= Gamaliel Massiot =

Gamaliel Massiot (c. 1700 – 1782) was a Huguenot artist who taught at the Royal Military Academy, Woolwich, and was appointed its first Drawing Master.

==Biography==
Gamaliel Massiot grew up in a large Protestant family born in London to James and Jane Massiot. Originally members of an extended family in Western France, they had fled to England to escape religious persecution.

The Royal Military Academy appointed Massiot as its first Drawing Master on 6 December 1744. One pupil whom he influenced was the British Army Officer and artist Thomas Davies who joined the Academy as a Royal Artillery cadet in 1755. According to the Rules and Orders for the Royal Military Academy at Woolwich for 1764. Massiot then received £54 15s p.a., and he taught on Tuesdays, Thursdays and Saturdays in the forenoon. His classes included ‘Method of Sketching Ground, the Taking of Views, the Drawing of Civil Architecture and the Practice of Perspective’. In 1768 the artist Paul Sandby became senior Drawing Master but Massiot remained as second Drawing Master until shortly before his death in 1782. He then received £100 p.a.

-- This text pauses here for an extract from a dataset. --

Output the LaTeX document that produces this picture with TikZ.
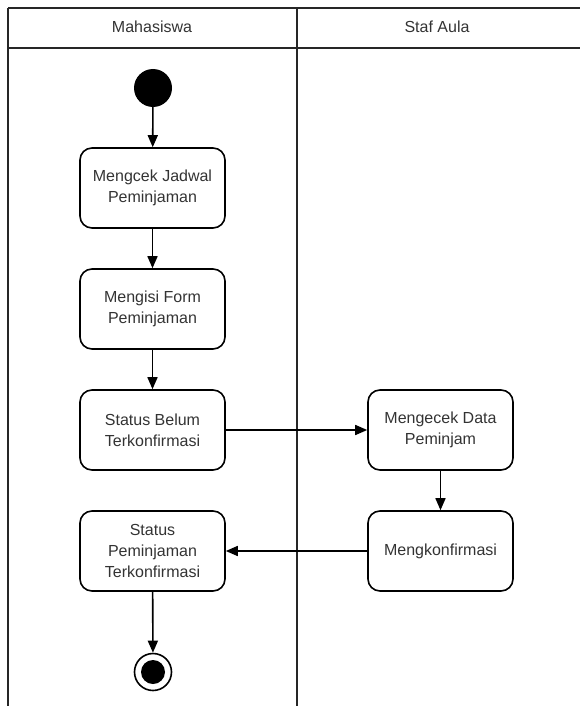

A few years after his appointment Massiot moved house from Central London to Woolwich where he was assigned rooms in the Academy Tower. He later moved to nearby Plumstead in Kent.
Gamaliel Massiot is now credited with a series of eleven drawings which are in the National Maritime Museum in Greenwich. They were bought at auction in 1916 by The Illustrated London News as being by an unknown artist and later donated to the Museum. Almost certainly made by Massiot during his time at Woolwich these depict the Royal Artillery’s grounds and workers in the Laboratory where ammunition was developed and manufactured. Apparently his only known works to survive, they show details of life in the Warren in the mid-eighteenth century; two examples appear in Carpenter’s paper' Another Huguenot, Lieutenant-General Thomas Desaguliers of the Royal Artillery was in charge of the Laboratory at Woolwich around the time that Massiot made his drawings.